• WRITTEN REQUEST
Starting at the first line of the data below, write out each line exactly until you reach the line containing "from matplotlib.ticker import", and include that line too.

↓↓↓

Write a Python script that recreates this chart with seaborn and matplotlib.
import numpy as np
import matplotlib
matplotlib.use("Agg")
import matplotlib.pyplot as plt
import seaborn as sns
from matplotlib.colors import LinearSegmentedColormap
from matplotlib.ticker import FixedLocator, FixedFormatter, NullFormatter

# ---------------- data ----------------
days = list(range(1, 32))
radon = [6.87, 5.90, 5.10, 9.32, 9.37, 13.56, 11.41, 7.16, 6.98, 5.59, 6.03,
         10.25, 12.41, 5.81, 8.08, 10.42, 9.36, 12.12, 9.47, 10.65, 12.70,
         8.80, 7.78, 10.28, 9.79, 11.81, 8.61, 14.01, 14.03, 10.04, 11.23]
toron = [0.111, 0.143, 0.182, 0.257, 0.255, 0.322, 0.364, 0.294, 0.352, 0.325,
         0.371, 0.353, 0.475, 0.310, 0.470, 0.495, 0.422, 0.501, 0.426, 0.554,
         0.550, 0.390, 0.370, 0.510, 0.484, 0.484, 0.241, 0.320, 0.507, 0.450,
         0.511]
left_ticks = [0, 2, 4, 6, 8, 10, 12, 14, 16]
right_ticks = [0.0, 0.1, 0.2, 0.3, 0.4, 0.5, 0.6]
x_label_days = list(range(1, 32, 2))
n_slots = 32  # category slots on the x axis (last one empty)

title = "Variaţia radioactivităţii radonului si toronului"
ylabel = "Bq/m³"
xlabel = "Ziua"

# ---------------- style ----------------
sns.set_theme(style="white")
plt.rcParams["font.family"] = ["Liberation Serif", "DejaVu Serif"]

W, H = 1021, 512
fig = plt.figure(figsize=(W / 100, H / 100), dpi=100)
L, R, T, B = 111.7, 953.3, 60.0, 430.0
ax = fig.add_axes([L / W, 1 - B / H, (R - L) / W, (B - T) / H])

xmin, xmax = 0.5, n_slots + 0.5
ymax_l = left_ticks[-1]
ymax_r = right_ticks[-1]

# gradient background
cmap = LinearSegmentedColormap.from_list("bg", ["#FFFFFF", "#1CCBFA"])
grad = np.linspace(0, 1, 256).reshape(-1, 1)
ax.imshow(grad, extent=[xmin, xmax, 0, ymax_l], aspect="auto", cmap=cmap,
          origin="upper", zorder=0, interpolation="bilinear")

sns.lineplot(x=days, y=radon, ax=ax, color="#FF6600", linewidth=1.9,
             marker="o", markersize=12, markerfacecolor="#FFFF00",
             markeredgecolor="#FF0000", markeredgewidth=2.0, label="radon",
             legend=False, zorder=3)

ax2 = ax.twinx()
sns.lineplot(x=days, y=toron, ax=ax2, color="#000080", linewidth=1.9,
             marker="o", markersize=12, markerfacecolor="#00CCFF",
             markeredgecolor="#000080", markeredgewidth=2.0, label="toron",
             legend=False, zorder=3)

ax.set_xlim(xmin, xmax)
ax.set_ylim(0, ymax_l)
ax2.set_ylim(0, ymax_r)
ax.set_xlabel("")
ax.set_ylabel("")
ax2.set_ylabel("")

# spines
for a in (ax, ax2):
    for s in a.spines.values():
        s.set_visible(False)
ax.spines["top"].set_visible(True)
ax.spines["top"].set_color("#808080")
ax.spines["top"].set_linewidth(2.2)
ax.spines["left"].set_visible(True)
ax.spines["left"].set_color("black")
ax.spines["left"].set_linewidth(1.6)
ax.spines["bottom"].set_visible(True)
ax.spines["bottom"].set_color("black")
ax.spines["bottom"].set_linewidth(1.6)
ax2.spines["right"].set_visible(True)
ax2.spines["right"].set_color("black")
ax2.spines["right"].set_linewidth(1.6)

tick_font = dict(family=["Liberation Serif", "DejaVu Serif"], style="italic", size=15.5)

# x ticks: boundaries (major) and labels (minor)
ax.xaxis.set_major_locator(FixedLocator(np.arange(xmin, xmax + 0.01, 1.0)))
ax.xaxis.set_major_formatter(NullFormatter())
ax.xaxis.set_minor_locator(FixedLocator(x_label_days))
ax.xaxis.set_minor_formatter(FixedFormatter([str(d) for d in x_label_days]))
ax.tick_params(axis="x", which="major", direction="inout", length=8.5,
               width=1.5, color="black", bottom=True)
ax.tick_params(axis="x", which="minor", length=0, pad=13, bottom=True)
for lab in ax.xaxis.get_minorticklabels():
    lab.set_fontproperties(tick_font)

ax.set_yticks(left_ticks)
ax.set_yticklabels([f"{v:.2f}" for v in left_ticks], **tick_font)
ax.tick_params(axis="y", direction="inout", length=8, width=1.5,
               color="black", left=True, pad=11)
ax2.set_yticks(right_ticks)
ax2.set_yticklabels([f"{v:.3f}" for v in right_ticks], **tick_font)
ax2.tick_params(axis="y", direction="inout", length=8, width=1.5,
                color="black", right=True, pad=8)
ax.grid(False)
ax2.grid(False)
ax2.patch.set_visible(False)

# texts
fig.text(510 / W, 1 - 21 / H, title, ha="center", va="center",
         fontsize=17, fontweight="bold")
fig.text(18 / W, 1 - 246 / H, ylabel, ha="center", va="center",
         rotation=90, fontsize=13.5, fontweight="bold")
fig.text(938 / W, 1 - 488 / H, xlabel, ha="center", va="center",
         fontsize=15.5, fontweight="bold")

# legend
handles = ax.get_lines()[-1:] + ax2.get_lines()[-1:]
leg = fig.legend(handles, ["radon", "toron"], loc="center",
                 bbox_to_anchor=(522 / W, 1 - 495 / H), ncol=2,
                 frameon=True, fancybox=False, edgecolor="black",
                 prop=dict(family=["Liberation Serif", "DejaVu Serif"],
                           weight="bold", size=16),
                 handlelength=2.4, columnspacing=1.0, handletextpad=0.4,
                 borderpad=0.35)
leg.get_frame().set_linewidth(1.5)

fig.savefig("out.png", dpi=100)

↑↑↑

• SOLUTION TO THIS PROBLEM
Write a Python script that recreates this chart with seaborn and matplotlib.
import numpy as np
import matplotlib
matplotlib.use("Agg")
import matplotlib.pyplot as plt
import seaborn as sns
from matplotlib.colors import LinearSegmentedColormap
from matplotlib.ticker import FixedLocator, FixedFormatter, NullFormatter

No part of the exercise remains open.